Support services, including firms such as TMA, have also had to adapt in order to meet the increasing needs of DAs across a wide range of products and services.
As such, there is no longer such a thing as a mortgage club.
While it is important to ensure the best mortgage deals are still available, there are a range of ancillary areas where extra support is required to help DAs become better advisers.
Speaking to DAs on a daily basis, it is evident that it is more important than ever to be in a position to add real value through a mix of technological solutions, training, innovation and creative thinking.
Being a DA means there is no getting away from the fact that regulation will always play a major role in the building of a proposition and the emphasis placed on this is certainly not diminishing.
However, there is help out there in the form of backing from clubs, compliance specialists and a whole range of support specialists, as well as from the FSA itself and trade bodies such as AMI.
Regulation continues to be a necessary evil and, when looking to build a DA proposition, the costs, accountability and procedures in navigating the regulatory waters have to be taken into account.
It is important not to scrimp on these, but also to be wary they do not become too much of a barrier to the potential flexibility and control that comes with being directly authorised.
Ask relevant questions of your strategic partners for their views and actions on current or impending regulatory activity.

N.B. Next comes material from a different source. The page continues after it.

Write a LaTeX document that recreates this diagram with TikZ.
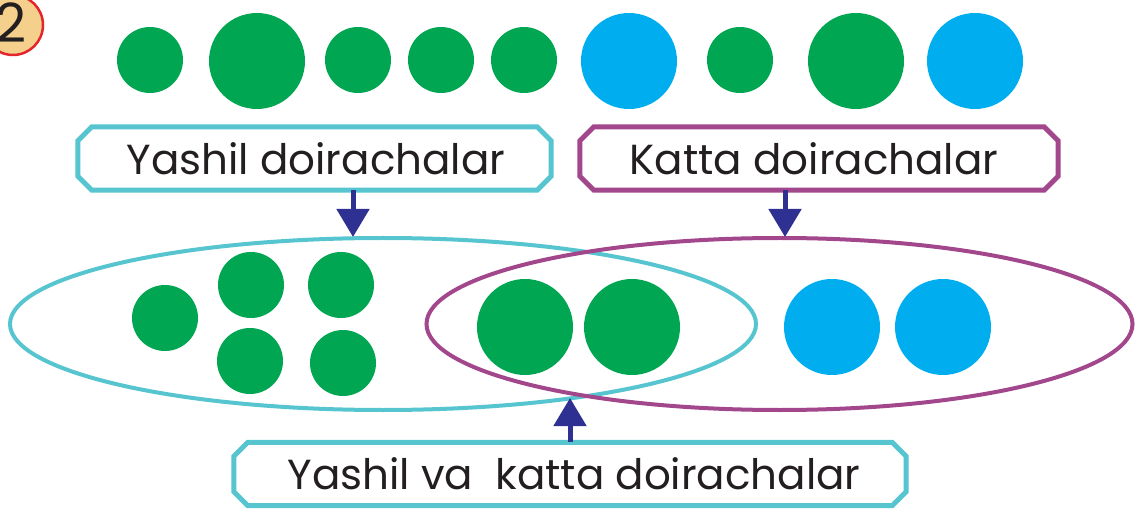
\documentclass[tikz,border=0pt]{standalone}
\usepackage{fontspec}
\setmainfont{Poppins}
\usetikzlibrary{shapes.geometric,arrows.meta,calc}
\definecolor{gr}{HTML}{00A651}
\definecolor{bl}{HTML}{00AEEF}
\definecolor{cy}{HTML}{56C5D0}
\definecolor{pu}{HTML}{A3478D}
\definecolor{ar}{HTML}{2E3192}
\definecolor{tx}{HTML}{231F20}
\definecolor{badge}{HTML}{F5D08C}
\definecolor{badgeline}{HTML}{E2262B}
\tikzset{
  dot/.style={circle,fill=gr,inner sep=0pt,minimum size=#1},
  bdot/.style={circle,fill=bl,inner sep=0pt,minimum size=#1},
  label box/.style={rectangle,inner sep=0pt,minimum height=63pt,font=\fontsize{42}{44}\selectfont,text=tx},
  chamfer/.style={line width=5pt,draw=#1,fill=white,line join=miter},
  set/.style={ellipse,draw=#1,line width=4pt,inner sep=0pt,minimum height=172pt},
  pointer/.style={draw=ar,line width=5pt,-{Triangle[width=32pt,length=28pt]}},
}
\newcommand{\chamferbox}[2]{%
  \draw[chamfer=#2] ($(#1.north west)+(14,0)$) -- ($(#1.north east)+(-14,0)$) -- ($(#1.north east)+(0,14)$)
    -- ($(#1.south east)+(0,-14)$) -- ($(#1.south east)+(-14,0)$) -- ($(#1.south west)+(14,0)$)
    -- ($(#1.south west)+(0,-14)$) -- ($(#1.north west)+(0,14)$) -- cycle;}
\begin{document}
\begin{tikzpicture}[x=1pt,y=-1pt]
\useasboundingbox (0,0) rectangle (1142,510);
\clip (0,0) rectangle (1142,510);
% badge
\node[circle,fill=badge,draw=badgeline,line width=2.5pt,minimum size=60pt,inner sep=0pt] (badge) at (13,25) {};
\node[font=\fontsize{54}{56}\selectfont,text=tx] (two) at (11,23) {2};
% top row
\node[dot=66pt] (t1) at (150,60) {};
\node[dot=96pt] (t2) at (257,61) {};
\node[dot=66pt] (t3) at (358,60) {};
\node[dot=66pt] (t4) at (441,60) {};
\node[dot=66pt] (t5) at (524,60) {};
\node[bdot=96pt] (t6) at (629,61) {};
\node[dot=66pt] (t7) at (740,60) {};
\node[dot=96pt] (t8) at (856,61) {};
\node[bdot=96pt] (t9) at (975,61) {};
% sets
\node[set=cy,minimum width=746pt] (e1) at (383,324) {};
\node[set=pu,minimum width=706pt] (e2) at (779.5,324) {};
% bottom circles
\node[dot=66pt] (b1) at (165,318) {};
\node[dot=66pt] (b2) at (251,285) {};
\node[dot=66pt] (b3) at (341,285) {};
\node[dot=66pt] (b4) at (250,361) {};
\node[dot=66pt] (b5) at (343,363) {};
\node[dot=96pt] (b6) at (525,327) {};
\node[dot=96pt] (b7) at (632,327) {};
\node[bdot=96pt] (b8) at (832,327) {};
\node[bdot=96pt] (b9) at (943,327) {};
% label boxes
\node[label box,minimum width=473pt] (y1) at (314.5,158.5) {};
\chamferbox{y1}{cy}
\node[label box] (y1t) at (316,158.5) {Yashil doirachalar};
\node[label box,minimum width=478pt] (k1) at (819,158.5) {};
\chamferbox{k1}{pu}
\node[label box] (k1t) at (814,158.5) {Katta doirachalar};
\node[label box,minimum width=672pt] (yk) at (570,474) {};
\chamferbox{yk}{cy}
\node[label box] (ykt) at (574,474) {Yashil va\ \ katta doirachalar};
% arrows
\coordinate (a1) at (353,237);
\coordinate (a2) at (785,237);
\coordinate (a3) at (570,398);
\draw[pointer] (y1.south -| a1) -- (a1);
\draw[pointer] (k1.south -| a2) -- (a2);
\draw[pointer] (yk.north -| a3) -- (a3);
\end{tikzpicture}
\end{document}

If any distribution partner is not supporting firms on regulatory matters, then the question should be asked, sooner rather than later, as to why not.
This only goes to underline the importance of choosing the right partners in challenging market conditions, as it is this support that will help keep DA firms firmly on track.
I have spoken previously about the challenges posed by dual pricing and much of this is integral to what DAs need to incorporate into their offering, in particular the potential shift to a fee charging structure.
It is important to re-emphasise that DAs should not be afraid to implement a charging structure if they can break down and demonstrate exactly what service they are providing for the fee.
Even if it is only a minimal one for the mortgage search and transaction, as long as any cross-selling opportunity is maximised.
In terms of capitalising on opportunities, DAs need to continue getting the most out of their existing client base - building and maintaining a good databank, and using the data to revisit and target clients at the right time with the right kind of product.
Targeting new clients is tricky, but marketing and PR does not have to be expensive. Simple measures can make a big difference, such as having a good online proposition, linking up with local firms, community groups and even schools to help build awareness.
Utilising social networking is also a useful PR and marketing tool and it is often the simplest, clearest messages that can have the greatest impact within the local community and sometimes beyond.
Flexibility and the freedom of choice remain key differentials to a DA offering.
These simple factors enable the exploration of new sectors and the ability to develop relationships with high quality business partners to gain access to additional income streams.
The DA route may not always be the simplest path to take.
However, with a wealth of support available, there is no reason to suggest that it is not the right one for many as long as strategic partnerships and affiliations are chosen wisely.